» **What the exercise asks**: Gather every line holding the string "that".

________

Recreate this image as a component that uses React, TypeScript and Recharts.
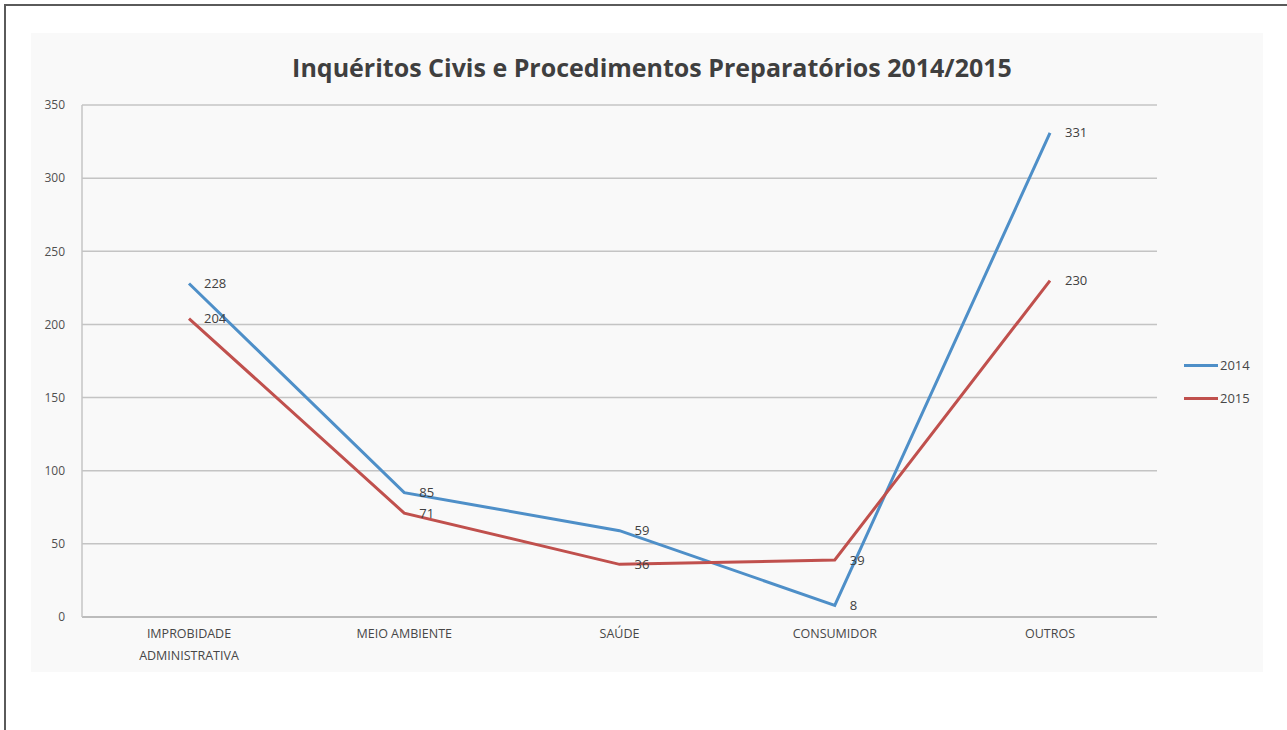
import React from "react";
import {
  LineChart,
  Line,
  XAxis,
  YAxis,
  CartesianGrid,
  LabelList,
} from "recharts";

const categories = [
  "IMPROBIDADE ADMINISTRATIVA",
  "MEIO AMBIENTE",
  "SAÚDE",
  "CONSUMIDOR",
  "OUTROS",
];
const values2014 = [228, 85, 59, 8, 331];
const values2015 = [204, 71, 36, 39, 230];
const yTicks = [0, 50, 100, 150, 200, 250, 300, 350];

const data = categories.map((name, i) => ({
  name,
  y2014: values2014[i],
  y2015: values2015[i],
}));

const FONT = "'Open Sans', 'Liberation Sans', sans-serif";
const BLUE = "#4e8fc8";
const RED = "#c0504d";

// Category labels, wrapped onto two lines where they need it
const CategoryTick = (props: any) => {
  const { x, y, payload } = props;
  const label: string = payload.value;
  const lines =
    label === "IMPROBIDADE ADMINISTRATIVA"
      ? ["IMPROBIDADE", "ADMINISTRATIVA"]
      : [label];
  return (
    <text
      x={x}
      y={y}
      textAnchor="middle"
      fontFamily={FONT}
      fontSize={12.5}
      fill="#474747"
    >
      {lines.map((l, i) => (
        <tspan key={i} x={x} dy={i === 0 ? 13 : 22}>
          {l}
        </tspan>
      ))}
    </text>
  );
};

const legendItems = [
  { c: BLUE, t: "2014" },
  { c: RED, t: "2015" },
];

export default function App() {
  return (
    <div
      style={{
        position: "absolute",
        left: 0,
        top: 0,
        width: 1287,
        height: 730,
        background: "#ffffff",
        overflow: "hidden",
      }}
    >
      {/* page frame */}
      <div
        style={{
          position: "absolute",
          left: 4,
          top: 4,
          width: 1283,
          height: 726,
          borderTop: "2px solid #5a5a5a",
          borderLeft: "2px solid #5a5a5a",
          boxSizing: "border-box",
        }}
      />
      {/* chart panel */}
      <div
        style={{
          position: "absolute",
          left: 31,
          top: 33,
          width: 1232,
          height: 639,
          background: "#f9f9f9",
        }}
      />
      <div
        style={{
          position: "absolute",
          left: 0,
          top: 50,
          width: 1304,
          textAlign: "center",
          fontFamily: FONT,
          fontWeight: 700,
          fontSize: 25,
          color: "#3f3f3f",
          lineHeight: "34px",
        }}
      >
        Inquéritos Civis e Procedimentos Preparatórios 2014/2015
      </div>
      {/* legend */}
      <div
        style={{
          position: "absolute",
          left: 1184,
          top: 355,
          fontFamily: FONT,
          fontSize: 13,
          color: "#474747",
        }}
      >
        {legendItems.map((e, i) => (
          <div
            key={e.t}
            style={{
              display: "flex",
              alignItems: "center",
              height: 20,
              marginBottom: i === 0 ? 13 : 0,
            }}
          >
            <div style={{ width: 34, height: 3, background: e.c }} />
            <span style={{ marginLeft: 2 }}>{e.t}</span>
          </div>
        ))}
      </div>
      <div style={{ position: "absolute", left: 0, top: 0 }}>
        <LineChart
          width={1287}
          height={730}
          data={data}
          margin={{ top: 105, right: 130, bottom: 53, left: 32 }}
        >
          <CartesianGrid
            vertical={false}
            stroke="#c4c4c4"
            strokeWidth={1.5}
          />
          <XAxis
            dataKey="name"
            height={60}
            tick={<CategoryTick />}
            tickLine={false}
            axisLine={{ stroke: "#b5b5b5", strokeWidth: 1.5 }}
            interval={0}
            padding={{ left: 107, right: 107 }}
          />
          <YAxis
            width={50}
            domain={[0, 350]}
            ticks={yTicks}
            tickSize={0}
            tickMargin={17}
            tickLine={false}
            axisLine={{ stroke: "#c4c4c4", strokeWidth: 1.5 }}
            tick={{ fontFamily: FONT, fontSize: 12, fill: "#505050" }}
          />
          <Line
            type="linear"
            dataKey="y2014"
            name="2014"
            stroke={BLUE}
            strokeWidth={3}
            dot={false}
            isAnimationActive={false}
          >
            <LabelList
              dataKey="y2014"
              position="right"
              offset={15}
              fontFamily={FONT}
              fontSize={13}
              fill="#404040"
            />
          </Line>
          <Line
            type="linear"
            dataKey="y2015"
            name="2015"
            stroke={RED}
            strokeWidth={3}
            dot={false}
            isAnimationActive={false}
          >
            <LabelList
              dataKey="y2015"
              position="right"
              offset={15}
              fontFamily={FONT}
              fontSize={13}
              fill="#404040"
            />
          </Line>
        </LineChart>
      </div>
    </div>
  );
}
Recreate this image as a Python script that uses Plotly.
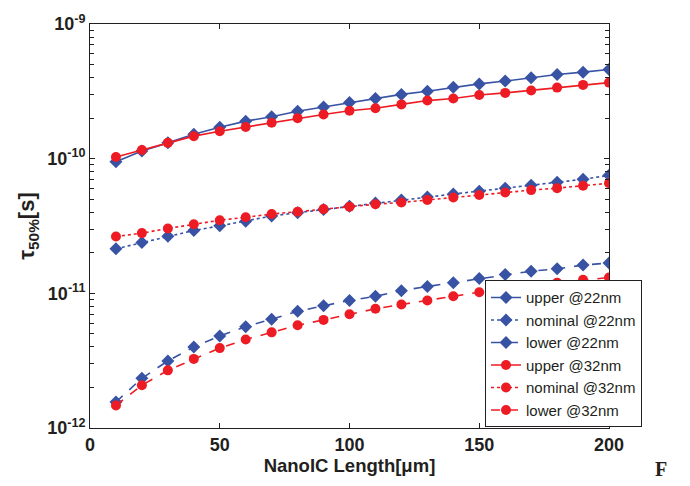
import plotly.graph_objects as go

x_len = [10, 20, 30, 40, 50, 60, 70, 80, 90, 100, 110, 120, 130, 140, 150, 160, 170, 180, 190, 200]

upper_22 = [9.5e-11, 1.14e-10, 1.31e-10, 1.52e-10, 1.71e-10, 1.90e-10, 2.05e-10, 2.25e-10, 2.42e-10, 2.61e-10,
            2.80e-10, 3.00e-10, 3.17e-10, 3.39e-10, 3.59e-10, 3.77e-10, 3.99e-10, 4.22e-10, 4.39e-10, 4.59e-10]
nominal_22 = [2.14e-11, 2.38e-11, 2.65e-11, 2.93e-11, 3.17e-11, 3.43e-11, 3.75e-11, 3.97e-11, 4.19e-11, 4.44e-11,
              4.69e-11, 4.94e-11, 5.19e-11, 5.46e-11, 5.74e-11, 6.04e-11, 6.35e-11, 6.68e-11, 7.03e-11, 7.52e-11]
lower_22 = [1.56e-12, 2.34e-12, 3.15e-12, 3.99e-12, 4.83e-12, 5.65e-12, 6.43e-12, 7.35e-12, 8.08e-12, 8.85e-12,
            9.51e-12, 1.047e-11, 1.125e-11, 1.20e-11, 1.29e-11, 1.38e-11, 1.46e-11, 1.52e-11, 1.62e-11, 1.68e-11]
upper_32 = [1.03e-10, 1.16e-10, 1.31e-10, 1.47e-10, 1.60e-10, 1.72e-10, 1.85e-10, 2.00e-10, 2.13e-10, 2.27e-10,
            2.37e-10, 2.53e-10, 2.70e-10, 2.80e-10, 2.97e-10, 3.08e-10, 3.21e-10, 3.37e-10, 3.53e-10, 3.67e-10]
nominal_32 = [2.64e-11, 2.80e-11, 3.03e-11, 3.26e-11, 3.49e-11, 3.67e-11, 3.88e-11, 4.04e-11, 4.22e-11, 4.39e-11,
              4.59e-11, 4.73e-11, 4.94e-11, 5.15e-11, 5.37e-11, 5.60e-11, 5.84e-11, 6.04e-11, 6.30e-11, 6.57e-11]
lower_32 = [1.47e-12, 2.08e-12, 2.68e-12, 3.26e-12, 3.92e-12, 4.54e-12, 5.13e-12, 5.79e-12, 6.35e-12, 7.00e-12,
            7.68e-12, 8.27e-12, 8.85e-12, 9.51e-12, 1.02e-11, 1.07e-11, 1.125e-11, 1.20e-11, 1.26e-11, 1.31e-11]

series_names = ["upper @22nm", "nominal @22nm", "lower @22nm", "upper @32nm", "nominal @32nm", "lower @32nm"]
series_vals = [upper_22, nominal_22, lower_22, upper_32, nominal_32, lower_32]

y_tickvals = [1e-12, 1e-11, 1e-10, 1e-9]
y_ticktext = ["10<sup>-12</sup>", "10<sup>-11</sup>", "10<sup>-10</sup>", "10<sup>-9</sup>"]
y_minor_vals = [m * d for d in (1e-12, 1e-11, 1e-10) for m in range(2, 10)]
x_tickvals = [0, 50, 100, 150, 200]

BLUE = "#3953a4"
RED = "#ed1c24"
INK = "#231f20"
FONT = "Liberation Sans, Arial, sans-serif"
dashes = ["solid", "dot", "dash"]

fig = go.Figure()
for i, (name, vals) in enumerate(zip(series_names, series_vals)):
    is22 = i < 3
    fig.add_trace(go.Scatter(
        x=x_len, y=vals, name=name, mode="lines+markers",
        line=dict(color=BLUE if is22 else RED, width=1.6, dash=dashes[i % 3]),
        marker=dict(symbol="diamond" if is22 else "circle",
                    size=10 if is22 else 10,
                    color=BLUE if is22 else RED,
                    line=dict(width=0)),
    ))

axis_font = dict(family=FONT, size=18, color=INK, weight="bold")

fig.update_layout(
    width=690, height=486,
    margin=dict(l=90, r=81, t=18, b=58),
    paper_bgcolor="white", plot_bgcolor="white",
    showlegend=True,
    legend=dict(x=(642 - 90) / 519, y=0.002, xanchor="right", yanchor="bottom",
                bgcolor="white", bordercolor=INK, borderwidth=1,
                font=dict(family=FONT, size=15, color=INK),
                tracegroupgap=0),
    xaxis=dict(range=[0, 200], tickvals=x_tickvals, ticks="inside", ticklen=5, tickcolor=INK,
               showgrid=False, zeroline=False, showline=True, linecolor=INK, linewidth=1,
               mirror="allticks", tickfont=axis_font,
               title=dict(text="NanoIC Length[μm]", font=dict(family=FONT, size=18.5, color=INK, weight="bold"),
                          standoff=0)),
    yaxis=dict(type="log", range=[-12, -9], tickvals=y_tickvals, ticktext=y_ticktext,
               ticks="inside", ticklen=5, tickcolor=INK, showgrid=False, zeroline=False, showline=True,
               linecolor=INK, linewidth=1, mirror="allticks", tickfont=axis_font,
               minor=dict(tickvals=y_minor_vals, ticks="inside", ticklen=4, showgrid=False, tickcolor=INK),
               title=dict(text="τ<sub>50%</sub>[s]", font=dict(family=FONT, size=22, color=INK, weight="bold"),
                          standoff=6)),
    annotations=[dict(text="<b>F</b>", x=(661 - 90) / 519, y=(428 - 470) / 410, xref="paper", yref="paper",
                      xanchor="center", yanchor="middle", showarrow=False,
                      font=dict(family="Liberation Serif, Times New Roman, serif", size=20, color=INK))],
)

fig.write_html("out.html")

________

» **Finished answer**:
Recreate this image as a component that uses React, TypeScript and Recharts.
Recreate this image as a Python script that uses Plotly.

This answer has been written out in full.